Today I drove to Dallas to talk over all of the changes that will happen on the website and the shift to podcasting. I could have added to my work on the business side but declined the offer. I got enough of a look at the new website to make a plan for how to preserve some content that would otherwise be lost in the transition.
I don't use a GPS system. With Google maps on the computer I write my list of roads and turns for a trip. The freeways in Dallas typically have long stretches of red - a standstill - and I hate being stuck on freeways. My trip there was via freeways at midday, but heading home in late afternoon I decided to take a cross-country route straight through downtown on what amount to the oldest roads, the earliest streets established through downtown, ("Main" and "Fort Worth Ave," etc.) across the river, under several of the freeways, and out west to home. I passed Dealey Plaza where Kennedy was shot. It was a beautiful drive, and I saw parts of town I've only heard about like Deep Ellum (think Stevie Ray Vaughn and others). I did a few miles of freeway in between, but then dropped into town near my university and took the same old highway system west into Fort Worth. It was a beautiful drive on a sunny afternoon and I feel like I visited the real Dallas. My employer lives in a historic area in the old town three blocks east of the historic Swiss Avenue with its gorgeous old Classic Revival houses probably from the era of railroad magnates and cotton gin owners (there are neighborhoods like this in towns all through Texas, built on railroad, cattle, mining, and farming dollars). After reading about the building of the Brooklyn Bridge last year, Swiss Avenue reminds me of the houses on Columbia Heights overlooking the East River (and that area discussed in the recent Ken Burns documentary about the American Revolution).

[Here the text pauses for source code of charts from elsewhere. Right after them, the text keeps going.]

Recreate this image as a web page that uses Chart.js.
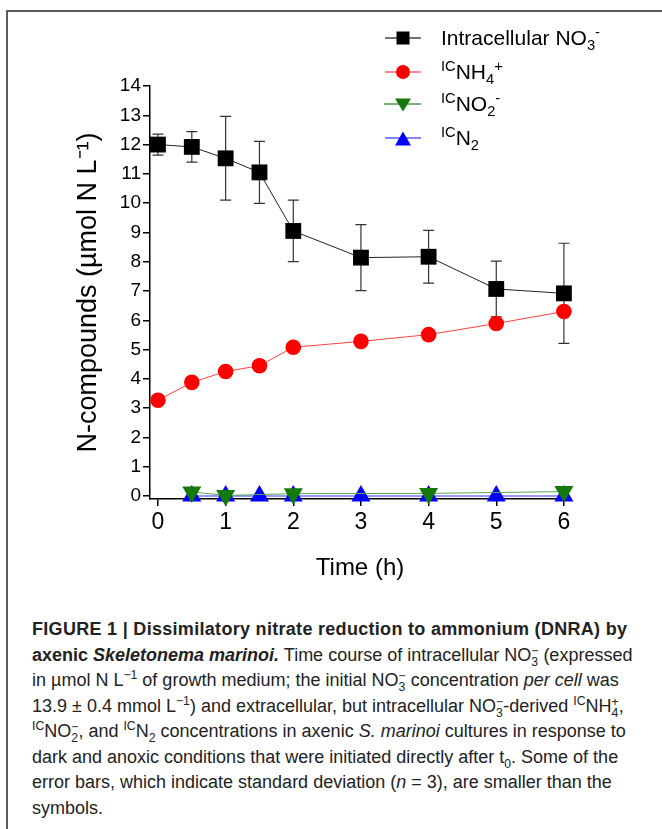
<!DOCTYPE html>
<html lang="en">
<head>
<meta charset="UTF-8">
<title>DNRA by axenic Skeletonema marinoi</title>
<script src="https://cdn.jsdelivr.net/npm/chart.js"></script>
<style>
  body { margin: 0; background: #fff; font-family: "Liberation Sans", Arial, sans-serif; }
  .figure { position: relative; width: 662px; height: 829px; overflow: hidden; }
  .frame { position: absolute; left: 6px; top: 10px; width: 700px; height: 900px;
           border-top: 2px solid #5c5c5c; border-left: 2px solid #5c5c5c; }
  #chart { position: absolute; left: 0; top: 0; }
  .legend .row { position: absolute; left: 384px; height: 28px; display: flex; align-items: center; }
  .legend svg { width: 40px; height: 28px; }
  .legend .lab { position: absolute; left: 57px; font-size: 21px; color: #000; white-space: nowrap; line-height: 28px; }
  .legend sub, .legend sup { font-size: 0.7em; line-height: 0; }
  .caption { position: absolute; left: 32px; top: 617px; font-family: "Liberation Sans Narrow", "Arial Narrow", "Liberation Sans", sans-serif;
             font-size: 18px; line-height: 25.5px; color: #222; white-space: nowrap; }
  .caption .l1 { letter-spacing: 0.3px; }
  .caption sub, .caption sup { font-size: 0.68em; line-height: 0; }
  .ss { display: inline-block; vertical-align: -0.42em; font-size: 0.68em; line-height: 0.9em; }
  .ss span { display: block; }
</style>
</head>
<body>
<div class="figure">
  <div class="frame"></div>
  <canvas id="chart" width="662" height="600"></canvas>

  <div class="legend">
    <div class="row" style="top:24px">
      <svg viewBox="0 0 40 28"><line x1="1" y1="14" x2="37" y2="14" stroke="#444" stroke-width="1.5"/><rect x="12.5" y="7.5" width="13" height="13" fill="#000"/></svg>
      <span class="lab">Intracellular NO<sub>3</sub><sup>-</sup></span>
    </div>
    <div class="row" style="top:58px">
      <svg viewBox="0 0 40 28"><line x1="1" y1="14" x2="37" y2="14" stroke="#ff6060" stroke-width="1.5"/><circle cx="19" cy="14" r="7" fill="#ff0000"/></svg>
      <span class="lab"><sup>IC</sup>NH<sub>4</sub><sup>+</sup></span>
    </div>
    <div class="row" style="top:90px">
      <svg viewBox="0 0 40 28"><line x1="0" y1="14" x2="37" y2="14" stroke="#4a9a4a" stroke-width="1.5"/><polygon points="11,8.5 27,8.5 19,21.5" fill="#137a0a"/></svg>
      <span class="lab"><sup>IC</sup>NO<sub>2</sub><sup>-</sup></span>
    </div>
    <div class="row" style="top:124px">
      <svg viewBox="0 0 40 28"><line x1="1" y1="14" x2="37" y2="14" stroke="#5a5aff" stroke-width="1.5"/><polygon points="11,21.5 27,21.5 19,7.5" fill="#0000ff"/></svg>
      <span class="lab"><sup>IC</sup>N<sub>2</sub></span>
    </div>
  </div>

  <div class="caption">
    <b class="l1">FIGURE 1 | Dissimilatory nitrate reduction to ammonium (DNRA) by</b><br>
    <b>axenic <i>Skeletonema marinoi.</i></b> Time course of intracellular NO<span class="ss"><span>−</span><span>3</span></span> (expressed<br>
    in µmol N L<sup>−1</sup> of growth medium; the initial NO<span class="ss"><span>−</span><span>3</span></span> concentration <i>per cell</i> was<br>
    13.9 ± 0.4 mmol L<sup>−1</sup>) and extracellular, but intracellular NO<span class="ss"><span>−</span><span>3</span></span>-derived <sup>IC</sup>NH<span class="ss"><span>+</span><span>4</span></span>,<br>
    <sup>IC</sup>NO<span class="ss"><span>−</span><span>2</span></span>, and <sup>IC</sup>N<sub>2</sub> concentrations in axenic <i>S. marinoi</i> cultures in response to<br>
    dark and anoxic conditions that were initiated directly after t<sub>0</sub>. Some of the<br>
    error bars, which indicate standard deviation (<i>n</i> = 3), are smaller than the<br>
    symbols.
  </div>
</div>

<script>
// time points (h)
const times = [0, 0.5, 1, 1.5, 2, 3, 4, 5, 6];
// intracellular NO3- and its SD
const no3 = [12.0, 11.92, 11.53, 11.05, 9.05, 8.14, 8.17, 7.07, 6.92];
const no3Sd = [0.36, 0.52, 1.43, 1.06, 1.05, 1.13, 0.9, 0.95, 1.71];
// IC NH4+
const nh4 = [3.27, 3.88, 4.25, 4.45, 5.08, 5.28, 5.51, 5.89, 6.3];
// IC NO2-
const no2Times = [0.5, 1, 2, 4, 6];
const no2 = [0.14, 0.02, 0.08, 0.09, 0.15];
// IC N2
const n2Times = [0.5, 1, 1.5, 2, 3, 4, 5, 6];
const n2 = [0, 0, 0, 0, 0, 0, 0, 0];

const xTicks = [0, 1, 2, 3, 4, 5, 6];
const yTicks = [0, 1, 2, 3, 4, 5, 6, 7, 8, 9, 10, 11, 12, 13, 14];

Chart.defaults.font.family = '"Liberation Sans", Arial, sans-serif';
Chart.defaults.color = '#000';

const pts = (xs, ys) => xs.map((t, i) => ({ x: t, y: ys[i] }));

// error bars for the NO3- series, drawn under the symbols
const errorBars = {
  id: 'errorBars',
  beforeDatasetsDraw(chart) {
    const { ctx, scales: { x, y } } = chart;
    ctx.save();
    ctx.strokeStyle = '#333';
    ctx.lineWidth = 1.2;
    times.forEach((t, i) => {
      const px = x.getPixelForValue(t);
      const top = y.getPixelForValue(no3[i] + no3Sd[i]);
      const bot = y.getPixelForValue(no3[i] - no3Sd[i]);
      ctx.beginPath();
      ctx.moveTo(px, top); ctx.lineTo(px, bot);
      ctx.moveTo(px - 5.5, top); ctx.lineTo(px + 5.5, top);
      ctx.moveTo(px - 5.5, bot); ctx.lineTo(px + 5.5, bot);
      ctx.stroke();
    });
    ctx.restore();
  }
};

new Chart(document.getElementById('chart'), {
  type: 'line',
  data: {
    datasets: [
      {
        label: 'ICNH4+',
        data: pts(times, nh4),
        borderColor: '#ff4040', borderWidth: 1,
        pointStyle: 'circle', pointRadius: 7.8, pointBackgroundColor: '#ff0000', pointBorderWidth: 0,
        clip: false
      },
      {
        label: 'Intracellular NO3-',
        data: pts(times, no3),
        borderColor: '#222', borderWidth: 1,
        pointStyle: 'rect', pointRadius: 11.2, pointBackgroundColor: '#000', pointBorderWidth: 0,
        clip: false
      },
      {
        label: 'ICNO2-',
        data: pts(no2Times, no2),
        borderColor: '#55a555', borderWidth: 1,
        pointStyle: 'triangle', pointRotation: 180, pointRadius: 11, pointBackgroundColor: '#137a0a', pointBorderWidth: 0,
        clip: false
      },
      {
        label: 'ICN2',
        data: pts(n2Times, n2),
        borderColor: '#3030ff', borderWidth: 1,
        pointStyle: 'triangle', pointRadius: 11, pointBackgroundColor: '#0000ff', pointBorderWidth: 0,
        clip: false
      }
    ]
  },
  options: {
    responsive: false,
    devicePixelRatio: 1,
    animation: false,
    layout: { padding: { left: 50, right: 92, top: 86, bottom: 17 } },
    plugins: { legend: { display: false }, tooltip: { enabled: false } },
    scales: {
      x: {
        type: 'linear', min: -0.118, max: 6.09,
        afterBuildTicks: s => { s.ticks = xTicks.map(v => ({ value: v })); },
        afterFit: s => { s.height = 84; },
        grid: { drawOnChartArea: false, tickLength: 7, color: '#000', lineWidth: 1.5 },
        border: { color: '#000', width: 1.5 },
        ticks: { color: '#000', font: { size: 23 }, padding: 3, maxRotation: 0 },
        title: { display: true, text: 'Time (h)', color: '#000', font: { size: 24 }, padding: { top: 0, bottom: 0 } }
      },
      y: {
        type: 'linear', min: -0.102, max: 14,
        afterBuildTicks: s => { s.ticks = yTicks.map(v => ({ value: v })); },
        afterFit: s => { s.width = 100; },
        grid: { drawOnChartArea: false, tickLength: 7, color: '#000', lineWidth: 1.5 },
        border: { color: '#000', width: 1.5 },
        ticks: { color: '#000', font: { size: 19 }, padding: 2 },
        title: { display: true, text: 'N-compounds (µmol N L⁻¹)', color: '#000', font: { size: 27 }, padding: { top: 22, bottom: 0 } }
      }
    }
  },
  plugins: [errorBars]
});
</script>
</body>
</html>
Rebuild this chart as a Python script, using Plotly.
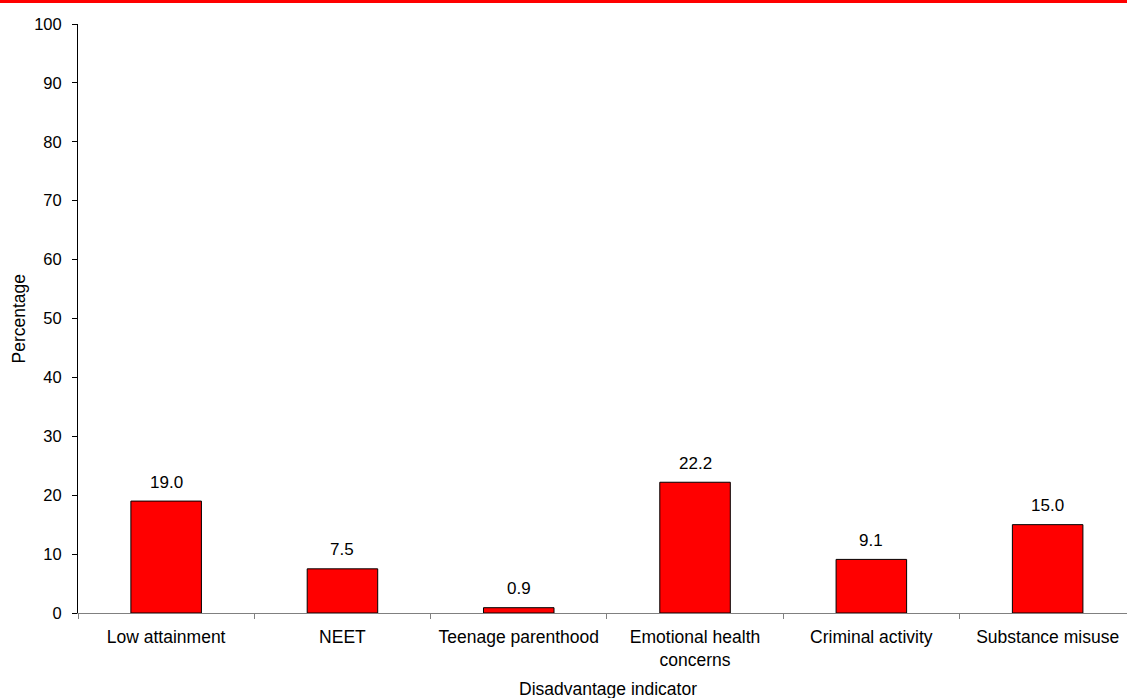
import plotly.graph_objects as go

categories = ["Low attainment", "NEET", "Teenage parenthood",
              "Emotional health<br>concerns", "Criminal activity", "Substance misuse"]
values = [19.0, 7.5, 0.9, 22.2, 9.1, 15.0]
y_ticks = [0, 10, 20, 30, 40, 50, 60, 70, 80, 90, 100]
x_title = "Disadvantage indicator"
y_title = "Percentage"

W, H = 1127, 698
L, R, T, B = 78, 0, 24, 85
plot_w = W - L - R
plot_h = H - T - B
cat_px = 176.3
FONT = "Liberation Sans, Arial, sans-serif"
FS_CAT = 17.5
FS_TICK = 16.5
FS_BAR = 17

fig = go.Figure(go.Bar(
    x=categories, y=values,
    marker=dict(color="#FF0000", line=dict(color="#000000", width=1)),
    width=0.4,
    hoverinfo="x+y",
))

annotations = [
    dict(x=c, y=v, xref="x", yref="y", text=f"{v:.1f}", showarrow=False,
         yanchor="middle", yshift=19, font=dict(size=FS_BAR))
    for c, v in zip(categories, values)
]
annotations.append(dict(
    x=(608 - L) / plot_w, y=-(689 - (T + plot_h)) / plot_h,
    xref="paper", yref="paper", text=x_title, showarrow=False,
    xanchor="center", yanchor="middle", font=dict(size=FS_CAT)))
annotations.append(dict(
    x=-(L - 18) / plot_w, y=0.5, xref="paper", yref="paper",
    text=y_title, showarrow=False, textangle=-90,
    xanchor="center", yanchor="middle", font=dict(size=FS_CAT)))

fig.update_layout(
    width=W, height=H,
    margin=dict(l=L, r=R, t=T, b=B, pad=0),
    paper_bgcolor="white", plot_bgcolor="white",
    font=dict(family=FONT, size=FS_TICK, color="#000000"),
    showlegend=False,
    xaxis=dict(
        type="category",
        range=[-0.5, -0.5 + plot_w / cat_px],
        showline=True, linecolor="#808080", linewidth=1,
        ticks="outside", tickson="boundaries", ticklen=5, tickcolor="#808080",
        showgrid=False, zeroline=False,
        tickfont=dict(size=FS_CAT),
        ticklabelstandoff=8,
    ),
    yaxis=dict(
        range=[0, 100],
        tickvals=y_ticks,
        showline=True, linecolor="#000000", linewidth=1,
        ticks="outside", ticklen=5, tickcolor="#000000",
        showgrid=False, zeroline=False,
        tickfont=dict(size=FS_TICK),
        ticklabelstandoff=7,
    ),
    annotations=annotations,
    shapes=[dict(
        type="rect", xref="paper", yref="paper",
        x0=-L / plot_w, x1=1.0,
        y0=1 + (T - 3) / plot_h, y1=1 + T / plot_h,
        fillcolor="#FF0000", line=dict(width=0), layer="above",
    )],
)

fig.write_html("out.html",
               config={"displayModeBar": False},
               post_script="document.body.style.margin='0px';document.body.style.padding='0px';")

During this trip I got my hands on a small self-published booklet from one of the authors my employer worked with years ago. She is long gone, but there are traces on the Internet about her work with saffron. The book isn't in the Library of Congress, no ISBN associated, so I am going to scan it and turn it into a PDF that they can either put up on the new site or sell as a small item (print on demand) on the Amazon store (to be set up soon). This is a real treasure!